# Battery Terminals on 50 hp Merc



## devinmurray99 (Jan 7, 2010)

This probably gives away a lot about how little I know about outboards but I hung my new motor and I do not know if I hooked the end terminals (in from the battery, + and -) in the right place.  I am not talking about the bundle coming in from the remote.

Anyways the trim works just fine but (goes up when I hit up, etc), what sounds like the starter ticks when I try to crank the motor.  I have 2 brand new batteries, both fully charged and I get the same result with both.  Also the terminal cables/ends are brand new too.

Here is a picture of where I bolted both + and - end terminals.  Am I hooking this up to the right place?

Thanks in advance.

:-[


----------



## DuckNut (Apr 3, 2009)

When you push the start botton does the starter spin and engage the sprocket? or does it not even get that far?

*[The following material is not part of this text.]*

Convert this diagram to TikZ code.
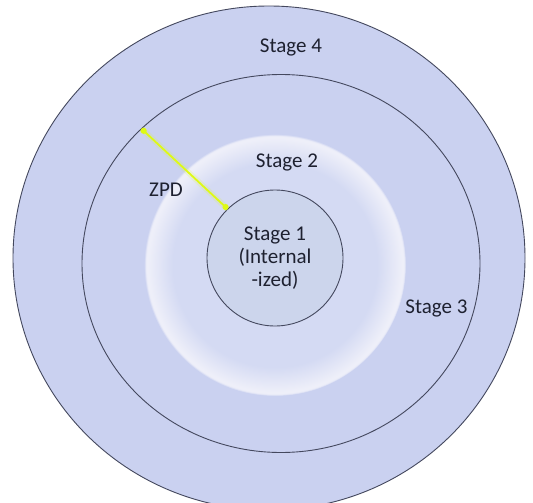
\documentclass[tikz,border=0pt]{standalone}
\usepackage{fontspec}
\setmainfont{Carlito}
\usetikzlibrary{shapes.geometric,arrows.meta}
\definecolor{ringcol}{RGB}{202,209,240}
\definecolor{stwoin}{RGB}{212,218,243}
\definecolor{stworim}{RGB}{238,239,249}
\definecolor{stonecol}{RGB}{204,213,236}
\definecolor{linecol}{RGB}{68,72,94}
\definecolor{txtcol}{RGB}{30,33,48}
\definecolor{zpdcol}{RGB}{222,250,20}
\pgfdeclareradialshading{stagetwo}{\pgfpoint{0bp}{0bp}}{%
  color(0bp)=(stwoin); color(19.5bp)=(stwoin); color(24.2bp)=(stworim);
  color(24.6bp)=(stworim); color(25bp)=(ringcol); color(50bp)=(ringcol)}
\tikzset{
  ringline/.style={draw=linecol, line width=0.9pt, fill=ringcol, inner sep=0pt, outer sep=0pt},
  lbl/.style={text=txtcol, font=\fontsize{21}{23}\selectfont, inner sep=0pt},
}
\begin{document}
\begin{tikzpicture}[x=1pt,y=-1pt]
\useasboundingbox (0,0) rectangle (533,503);
\clip (0,0) rectangle (533,503);
\fill[white] (0,0) rectangle (533,503);
% outer circle (stage 4)
\node[ringline, ellipse, minimum width=512pt, minimum height=504pt] (s4) at (269,258) {};
% middle circle (stage 3)
\node[ringline, ellipse, minimum width=398pt, minimum height=378pt] (s3) at (281,263.5) {};
% stage 2 soft disc
\shade[shading=stagetwo] (275,265) circle[radius=131];
% stage 1 circle
\node[circle, draw=linecol, line width=0.9pt, fill=stonecol, minimum size=136pt,
      inner sep=0pt, outer sep=0pt, align=center, lbl] (s1) at (275,258)
  {Stage 1\\(Internal\\-ized)};
% ZPD arrow
\draw[zpdcol, line width=6pt, opacity=0.15] (s3.136.6) -- (s1.134);
\draw[zpdcol, line width=1.8pt, {Circle[length=6pt]}-{Circle[length=6pt]}]
  (s3.136.6) -- (s1.134);
% labels
\node[lbl] (l4) at (291,47) {Stage 4};
\node[lbl] (l2) at (287,162) {Stage 2};
\node[lbl] (l3) at (436.5,308) {Stage 3};
\node[lbl] (lz) at (166,190) {ZPD};
\end{tikzpicture}
\end{document}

Just a word of caution- if yours is like mine there is a not on the bach side of the terminal and one that you tighten to clamp the wires together. If so, did you hold that nut so it won't turn when you tightened the outer nut? If not you probably damaged the solenoid and that will not let enough juice through to the starter.

Try this - push in on the terminals (hard) when trying to start it. Push one at a time then both at the same time. If you get any sound difference you need new one. If this is the case you need a set of ignition wrenches (these are very thin wrenches) that will fit on the backing nut and allow you to tighten the outer nut properly.


----------



## devinmurray99 (Jan 7, 2010)

Thanks for the info Ducknut. Apparently the positive terminal belongs on the solenoid terminal and you are supposed to ground the negative elsewhere like the starter. Luckily I did not fry the solenoid by doing this.

In the process I found a cool resource to share on parts, etc. I will post that in a separate topic.


----------



## DuckNut (Apr 3, 2009)

Negative wire to starter bolt (ground). Jumper wire from bottom of starter (negative) to solenoid. Positive to solenoid.


----------